Social network Ello is for people who hate Facebook

Social network Ello is for people who hate Facebook

Facebook haters have no shortage of alternatives from the nonprofit DIASPORA* to Google+. But there’s a new social network called Ello that’s been getting a ton of buzz lately. We covered Ello back in March of this year but recently, over 31,000 people an hour are trying to join Ello. Why? Because it’s not Facebook.

People who hate Facebook will be quick to mention the social network’s muddled privacy settings and policies. Ello does away with all of that. In fact, it doesn’t even have any privacy settings but that feature is coming soon, according to CEO Paul Budnitz. But perhaps the most compelling difference between Ello and Facebook is that Ello doesn’t require you to use your real name.

Ello example profile

While many users have no issue using real names, political dissidents and members of the LGBTQ community have a real need for anonymity. Facebook has been getting bad press because of its decision to shut down profiles of drag queens and transgender users because they did not comply with Facebook’s real name policy.

Facebook’s real name policy states that users should use their “real name, as it would be listed on your credit card, driver’s license or student ID.” You can’t use nicknames, offensive words, symbols, numbers, unusual capitalization and titles. For Facebook’s full real name policy, click here.

Ello has no real name policy, which has many in the LGBTQ community flocking to experimental social network. Beyond allowing users to use aliases, Ello doesn’t sell advertisements. The site offers a manifesto (which it really wants you to share) that takes the company to a moral high ground above Facebook. “You are not a product,” it reads.
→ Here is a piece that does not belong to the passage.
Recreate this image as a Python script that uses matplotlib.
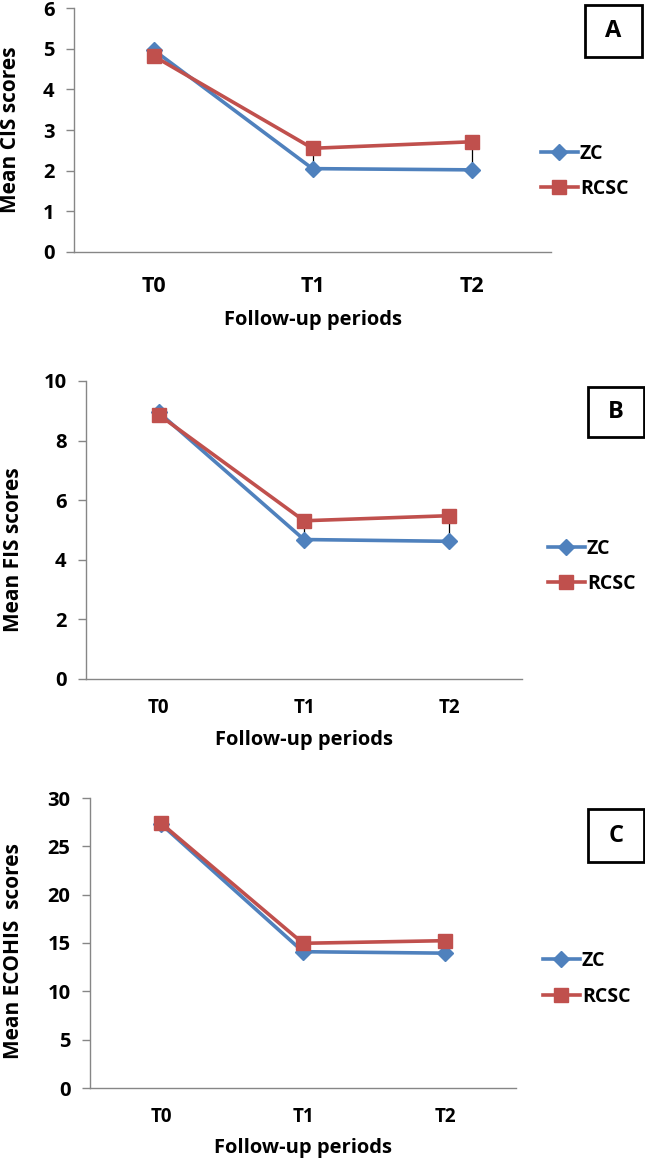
import matplotlib
matplotlib.use("Agg")
import matplotlib.pyplot as plt
from matplotlib.patches import Rectangle

periods = ["T0", "T1", "T2"]
series_names = ["ZC", "RCSC"]

cis_zc = [4.97, 2.05, 2.02]
cis_rcsc = [4.82, 2.55, 2.71]
fis_zc = [8.95, 4.68, 4.62]
fis_rcsc = [8.87, 5.31, 5.48]
ecohis_zc = [27.3, 14.1, 13.95]
ecohis_rcsc = [27.4, 14.97, 15.24]

ylabels = ["Mean CIS scores", "Mean FIS scores", "Mean ECOHIS  scores"]
panel_letters = ["A", "B", "C"]
y_tops = [6, 10, 30]
y_steps = [1, 2, 5]

W, H = 645, 1161
BLUE = "#4F81BD"
RED = "#C0504D"
AXCOL = "#868686"

plt.rcParams['font.family'] = ['Open Sans', 'DejaVu Sans']
plt.rcParams['font.weight'] = 'bold'

fig = plt.figure(figsize=(W / 100, H / 100), dpi=100)


def fx(x):
    return x / W


def fy(y):
    return 1 - y / H


# pixel layout of each panel: axes box, label positions, legend, letter box
layout = [
    dict(ax=(74, 551, 8, 252), xt=15.5, xpad=17, yt=14.5, ylab=(11, 130),
         xlab=320, leg=(541, 154, 189), box=(585, 5, 57, 52)),
    dict(ax=(86, 522, 381, 679), xt=13.5, xpad=14, yt=14.5, ylab=(14, 550),
         xlab=740, leg=(548, 549, 584), box=(588, 387, 56, 50)),
    dict(ax=(90, 516, 798, 1088), xt=13.5, xpad=14, yt=14.5, ylab=(14, 951),
         xlab=1148, leg=(543, 961, 997), box=(588, 809, 56, 53)),
]

data = [(cis_zc, cis_rcsc), (fis_zc, fis_rcsc), (ecohis_zc, ecohis_rcsc)]

for i, lay in enumerate(layout):
    l, r, t, b = lay["ax"]
    ax = fig.add_axes([fx(l), fy(b), fx(r - l), (b - t) / H])
    zc, rcsc = data[i]
    x = list(range(len(periods)))

    # high-low lines between the two series
    ax.vlines(x, zc, rcsc, color="black", lw=0.9, zorder=2)
    l1, = ax.plot(x, zc, color=BLUE, lw=2.6, marker="D", ms=8, zorder=3)
    l2, = ax.plot(x, rcsc, color=RED, lw=2.6, marker="s", ms=9.5, zorder=4)

    ax.set_xlim(-0.5, 2.5)
    ax.set_ylim(0, y_tops[i])
    ax.set_yticks(range(0, y_tops[i] + 1, y_steps[i]))
    ax.set_xticks(x)
    ax.set_xticklabels(periods)
    for s in ["top", "right"]:
        ax.spines[s].set_visible(False)
    for s in ["left", "bottom"]:
        ax.spines[s].set_color(AXCOL)
        ax.spines[s].set_linewidth(1.0)
    ax.tick_params(axis="y", length=6, width=1.0, color=AXCOL, pad=8,
                   labelsize=lay["yt"])
    ax.tick_params(axis="x", length=0, pad=lay["xpad"], labelsize=lay["xt"])
    ax.patch.set_alpha(0)

    fig.text(fx(lay["ylab"][0]), fy(lay["ylab"][1]), ylabels[i], rotation=90,
             ha="center", va="center", fontsize=15, fontweight="bold")
    fig.text(fx((l + r) / 2), fy(lay["xlab"]), "Follow-up periods",
             ha="center", va="center", fontsize=14.5, fontweight="bold")

    lx, ly1, ly2 = lay["leg"]
    fig.legend([l1, l2], series_names, loc="center left",
               bbox_to_anchor=(fx(lx), fy((ly1 + ly2) / 2)),
               frameon=False, fontsize=14, handlelength=1.9,
               handletextpad=0.1, labelspacing=0.8, borderpad=0,
               borderaxespad=0)

    bx, by, bw, bh = lay["box"]
    fig.patches.append(Rectangle((fx(bx), fy(by + bh)), fx(bw), bh / H,
                                 transform=fig.transFigure, fill=False,
                                 edgecolor="black", lw=2.0))
    fig.text(fx(bx + bw / 2), fy(by + bh / 2), panel_letters[i],
             ha="center", va="center", fontsize=17, fontweight="bold")

fig.savefig("out.png", dpi=100)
Ello anti-Facebook manifesto

The arguments for using real names has weakened throughout the years. Google itself has removed its real name policy from the company’s Google+ social network after intense user backlash.

But is Ello any good? The social network is currently invite-only, so you’ll have to request an invite or get hooked up with an invite from a current user. Using Ello is extremely simple and features a design focus. Its profile pages immediately reminded me of the Visual Supply Company’s website and apps. Each user’s profile page features a large cover photo and a circular profile picture. Below is a user’s stream of updates. And yes, animated GIFs are supported.

Ello also combines parts of Facebook and Twitter by dividing people you follow into a list for “Friends” and “Noise.” People you’re close to are filed under Friends and users who you don’t personally know, but want to receive updates for are listed under Noise.

Anyone can follow anyone else without restriction and that’s a little scary. Ello is completely public at the moment, but privacy settings are coming. Budnitz wants to put your fears at ease by promising to enforce the company’s “zero-tolerance policy” for hate, trolls, stalking and other hurtful behavior.

We’re not trying to rule the world. We don’t need or want to be a $30 billion company.

Should Facebook and other social networks be scared? No, not really. Ello doesn’t try and replace Facebook, but it does offer users who don’t want to join Facebook somewhere to go.

“Ello isn’t designed to be perfect for everyone, and it’ll never be perfect for everyone,” said Ello designer Todd Berger.

“We’re not trying to rule the world. We don’t need or want to be a $30 billion company. We just want to build a great business,” said Budnitz.

For now, Ello’s appeal is undeniable. It’s ad and hate free environment already has users signing up in droves. Being invite-only also helps building hype for the social network.

Ello may become a successful alternative to Facebook eventually. Or it could disappear into obscurity like all the other companies that tried to take down the social networking giant like Path,, Google+ and DIASPORA*. We’ll have to wait to see if Ello’s success continues when it goes public and when its venture capital funding dries up.